On March 26, 2010, the Company executed two allonges to institutional investors of the March 2009 secured convertible notes increasing the aggregate face values of these notes from $493,890 to $631,390 (from $288,334 to $359,834 for Alpha Capital Anstalt and from $205,556 to $271,556 for Whalehaven Capital Fund Ltd. in which both companies are the institutional investors) in exchange for $124,400 of cash, net of financing fees which $65,000 was received in March, 2010 and which $59,400 will be received in April, 2010.  In addition, a total of 286,458 warrants (148,958 warrants to Alpha Capital Anstalt and 137,500 warrants to Whalehaven Capital Fund, Ltd,) were issued at an exercise price of $0.16 with an expiration date of five years.
 
All of the net proceeds from the above new financings were used for research and development activities as well as working capital purposes.
 
The foregoing securities were issued in reliance upon an exemption from registration under Section 4(2) and/or Regulation D of the Securities Act of 1933, as amended.  All of the investors were accredited investors and/or had preexisting relationships with the Company, there was no general solicitation or advertising in connection with the offer or sale of securities and the securities were issued with a restrictive legend.

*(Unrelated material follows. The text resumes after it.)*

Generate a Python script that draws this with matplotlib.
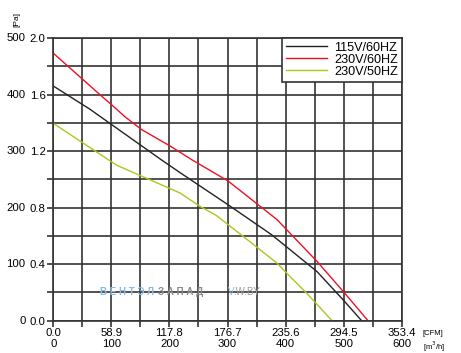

ITEM 6 - SELECTED FINANCIAL DATA
 
Not applicable.
 
ITEM 7 - MANAGEMENT’S DISCUSSION AND ANALYSIS OF FINANCIAL CONDITION AND RESULTS OF OPERATIONS
 
EXECUTIVE LEVEL OVERVIEW
 
Our Business Model
 
We are a development stage company with negligible product sales from inception through March 31, 2010.  Our plan of operation during the next 12 months is to focus on the non-alcoholic single serving beverage business, developing and marketing of milk based products in three fast growing segments; sports recovery, functional dairy and milk juice blends.  We do not directly manufacture our products but instead outsource the manufacturing process to third party bottlers and contract packers. Our efforts to date were focused in our first full year operations primarily on developing our first energy drink which is called VisViva™ in which sales began in late March 2008. We have since tabled that product with the intent to possibly reintroduce this product in a new format and as a “focus” drink in late 2011.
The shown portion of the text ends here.